De plus l'auteur semble ne nous présenter que les informations nécessaires, sans s'encombrer de détails superflus. Le décor est évoqué en quelques noms dépourvus d'adjectifs : « à l'entour de son héritage», « en sa demeure », « le long du foyer » ; cela suffit à passer du dehors au dedans, du froid au chaud. Les renseignements sur l'époque sont réduits au strict minimum : « un jour d'hiver ». Examinons ensuite la présentation des deux personnages : rien ne nous est dit sur le serpent car tout un chacun connaît son comportement et le danger qu'il représente (son venin peut infliger la mort); quant au « manant» (ce terme, repris par « villageois» suffit à le situer socialement). Un « manant » (du latin « maneo », rester, demeurer) est un habitant de la ville (bourgeois ou artisan), du bourg : il s'agit ici d'un roturier, d'un hobereau, d'un gentilhomme. Il dispose d'une propriété, héritée de ses aieux, ce qui signifie une relative aisance. Il nous suffit de savoir ici qu'il vit à la campagne et cela justifie qu'il puisse trouver un serpent et l'emmener chez lui. Voyons enfin le déroulement de l'action. Elle suit le schéma narratif traditionnel : situation initiale (un paysan recueille un serpent qui allait mourir de froid), perturbation (le serpent cherche à mordre le paysan), recherche de solution (le paysan prend sa cognée et frappe), succès (le serpent meurt), la situation finale reste sous entendue.
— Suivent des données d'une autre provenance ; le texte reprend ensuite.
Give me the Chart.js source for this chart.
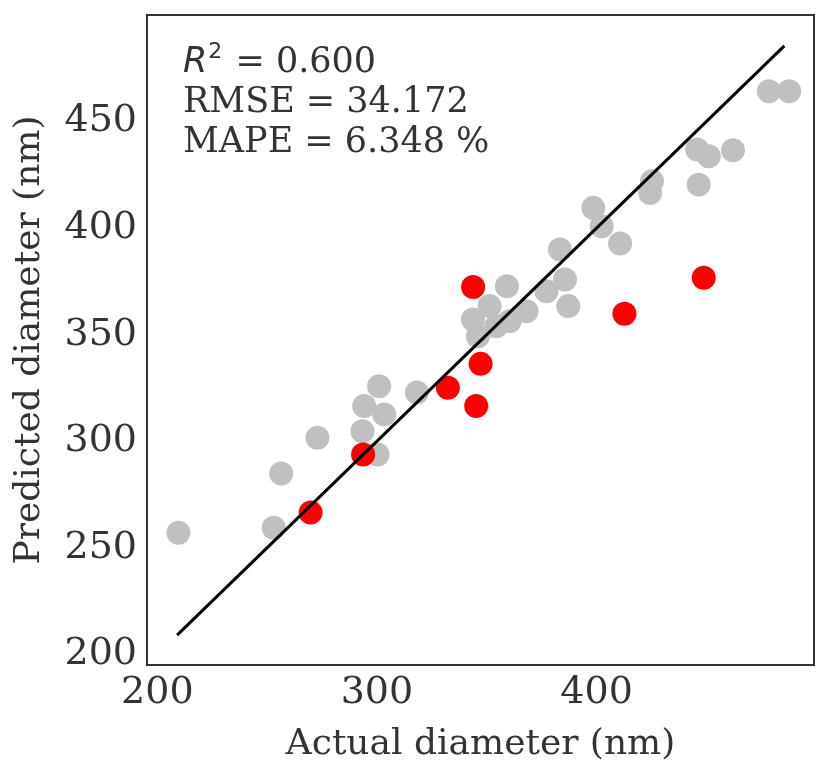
<!DOCTYPE html>
<html>
<head>
<meta charset="utf-8">
<script src="https://cdn.jsdelivr.net/npm/chart.js@4.4.0/dist/chart.umd.min.js"></script>
<style>
  html, body { margin: 0; padding: 0; background: #fff; }
</style>
</head>
<body>
<canvas id="parity" width="830" height="775"></canvas>
<script>
// training points (gray): actual vs predicted diameter, nm
const grayActual    = [209.6, 253.0, 256.4, 272.9, 293.4, 294.2, 303.3, 301.0, 300.3, 318.2,
                       343.7, 346.0, 351.3, 359.2, 360.4, 368.1, 377.2, 385.6, 387.1, 383.3,
                       398.5, 402.3, 410.7, 424.4, 425.2, 445.8, 451.1, 462.1, 446.5, 478.5,
                       487.7, 354.3];
const grayPredicted = [257.1, 259.4, 284.9, 301.6, 304.7, 316.5, 312.6, 325.8, 293.8, 322.9,
                       357.1, 349.3, 363.4, 372.7, 356.3, 361.0, 370.4, 375.9, 363.4, 390.0,
                       409.5, 400.9, 392.8, 416.5, 422.0, 436.9, 433.7, 436.5, 420.4, 464.2,
                       464.2, 354.0];
// test points (red)
const redActual    = [269.8, 293.7, 332.3, 345.2, 347.2, 343.8, 412.7, 448.8];
const redPredicted = [266.5, 293.8, 325.1, 316.5, 336.3, 372.4, 359.8, 376.7];
// y = x reference line ends
const lineEnds = [209, 485.5];
// axis limits and ticks
const xMin = 195.3, xMax = 499;
const yMin = 195.0, yMax = 500;
const xTicks = [200, 300, 400];
const yTicks = [200, 250, 300, 350, 400, 450];
// stats text
const statText = ['= 0.600', 'RMSE = 34.172', 'MAPE = 6.348 %'];

const textColor = '#333333';
const serif = "'DejaVu Serif', serif";

function toPoints(xs, ys) {
    return xs.map((x, i) => ({ x: x, y: ys[i] }));
}

// frame around the plot and the stats text
const frameAndStats = {
    id: 'frameAndStats',
    afterDatasetsDraw(chart) {
        const ctx = chart.ctx;
        const a = chart.chartArea;
        ctx.save();
        ctx.strokeStyle = '#333333';
        ctx.lineWidth = 2;
        ctx.strokeRect(a.left, a.top, a.right - a.left, a.bottom - a.top);

        ctx.fillStyle = textColor;
        ctx.textBaseline = 'alphabetic';
        ctx.textAlign = 'left';
        var x0 = a.left + 36;
        // R^2 line
        ctx.font = "italic 35px 'DejaVu Sans'";
        ctx.fillText('R', x0, a.top + 57);
        var w = ctx.measureText('R').width;
        ctx.font = "22px 'DejaVu Sans'";
        ctx.fillText('2', x0 + w + 1, a.top + 43);
        var w2 = ctx.measureText('2').width;
        ctx.font = '35px ' + serif;
        ctx.fillText(' ' + statText[0], x0 + w + w2 + 3, a.top + 57);
        ctx.fillText(statText[1], x0, a.top + 97);
        ctx.fillText(statText[2], x0, a.top + 137);
        ctx.restore();
    }
};

const ctx = document.getElementById('parity').getContext('2d');
const chart = new Chart(ctx, {
    type: 'scatter',
    data: {
        datasets: [
            {
                label: 'y = x',
                data: toPoints(lineEnds, lineEnds),
                showLine: true,
                borderColor: '#000000',
                borderWidth: 3,
                pointRadius: 0,
                order: 0
            },
            {
                label: 'test',
                data: toPoints(redActual, redPredicted),
                backgroundColor: '#ff0000',
                borderWidth: 0,
                pointRadius: 12,
                order: 1
            },
            {
                label: 'train',
                data: toPoints(grayActual, grayPredicted),
                backgroundColor: '#c0c0c0',
                borderWidth: 0,
                pointRadius: 12,
                order: 2
            }
        ]
    },
    options: {
        responsive: false,
        animation: false,
        layout: { padding: { left: 0, right: 16, top: 15, bottom: 0 } },
        plugins: {
            legend: { display: false },
            tooltip: { enabled: false }
        },
        scales: {
            x: {
                type: 'linear',
                min: xMin,
                max: xMax,
                afterBuildTicks: s => { s.ticks = xTicks.map(v => ({ value: v })); },
                afterFit: s => { s.height = 110; s.paddingLeft = 0; s.paddingRight = 0; },
                grid: { display: false, drawTicks: false },
                border: { display: false },
                ticks: {
                    font: { family: serif, size: 38 },
                    color: textColor,
                    padding: 5,
                    maxRotation: 0,
                    autoSkip: false
                },
                title: {
                    display: true,
                    text: 'Actual diameter (nm)',
                    font: { family: serif, size: 36 },
                    color: textColor,
                    padding: { top: 0, bottom: 9 }
                }
            },
            y: {
                type: 'linear',
                min: yMin,
                max: yMax,
                afterBuildTicks: s => { s.ticks = yTicks.map(v => ({ value: v })); },
                afterFit: s => { s.width = 147; s.paddingTop = 0; s.paddingBottom = 0; },
                grid: { display: false, drawTicks: false },
                border: { display: false },
                ticks: {
                    font: { family: serif, size: 38 },
                    color: textColor,
                    padding: 10,
                    autoSkip: false
                },
                title: {
                    display: true,
                    text: 'Predicted diameter (nm)',
                    font: { family: serif, size: 36 },
                    color: textColor,
                    padding: { top: 8, bottom: 0 }
                }
            }
        }
    },
    plugins: [frameAndStats]
});
</script>
</body>
</html>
La Fontaine fait l'économie de digressions inutiles. En fait l'impression de vérité du récit naît de sa sobriété même, de sa simplicité. Cette efficacité est renforcée par un choix de vocabulaire précis et concret qui fait bien surgir l'essentiel du tableau : ainsi les mots « manant », « foyer » et « cognée », « loyer » et « salaire », « repli » et « saut », « tronçon », « queue » et « tête » créent des images précises et directes dans l'esprit du lecteur.

La vivacité du récit)

La vivacité, le dynamisme du récit résultent de plusieurs moyens ingénieux. Tout d'abord l'alternance d'octosyllabes et d'alexandrins permet de varier le rythme en réservant notamment les alexandrins pour la phase cruciale de l'histoire quand le serpent cherche à mordre (vers 13 à 20). Mais ces vers longs sont allégés par les coupes qui mettent en relief les éléments importants : ainsi le mot « Ingrat » (vers 18) se détache bien au commencement du vers, isolé par la coupe après deux syllabes et prend d'autant plus de valeur qu'il porte tout le thème de la fable qui est l'ingratitude. De plus le fait même que le manant réagisse en prononçant ce mot fait comprendre qu'il n'est pas mordu par le serpent et fait tomber le suspens que les vers 15, 16 et 17 entretenaient en montrant l'action du serpent sans que l'on sache si le paysan pourrait y parer... La coupe est aussi très expressive et forte pour isoler « Tu mourras » au vers 19, donc juste après; ces deux vers coupés de manière significative et inhabituelle créent de l'animation dans une série de huit alexandrins qui aurait pu paraître lourde. La vivacité tient aussi à l'abondance de verbes d'action (« lève », « siffle », « prend », « tranche », < fait », « cherche »...), souvent juxtaposés d'ailleurs pour accélérer le rythme (« le prend, l'emporte»; .« le réchauffe, le ressuscite»...). Si l'on remarque que l'emploi du présent donne à la narration une impression de « reportage », en intégrant le lecteur au récit, on comprend aussi d' où viennent cette vivacité et cette efficacité du texte. Les deux seuls passés simples qui encadrent le tableau (au vers 5 et au vers 24) viennent comme deux bornes grâce auxquelles on prend un peu de recul et qui permettent de resituer le récit dans le passé. Notons aussi que la syntaxe est simple : les phrases sont essentiellement faites d'indépendantes, souvent juxtaposées de surcroît («Il vous prend

sa cognée » / « il vous tranche la bête » / « II fait trois serpents de deux coups »). Enfin les deux interpellations qui ont recours aux compléments dits « d'intérêt » (« il vous prend », « il vous tranche la bête») permettent certes d'obtenir des alexandrins en ajoutant deux syllabes, mais ont aussi pour fonction d'inviter le lecteur à prendre part à l'action.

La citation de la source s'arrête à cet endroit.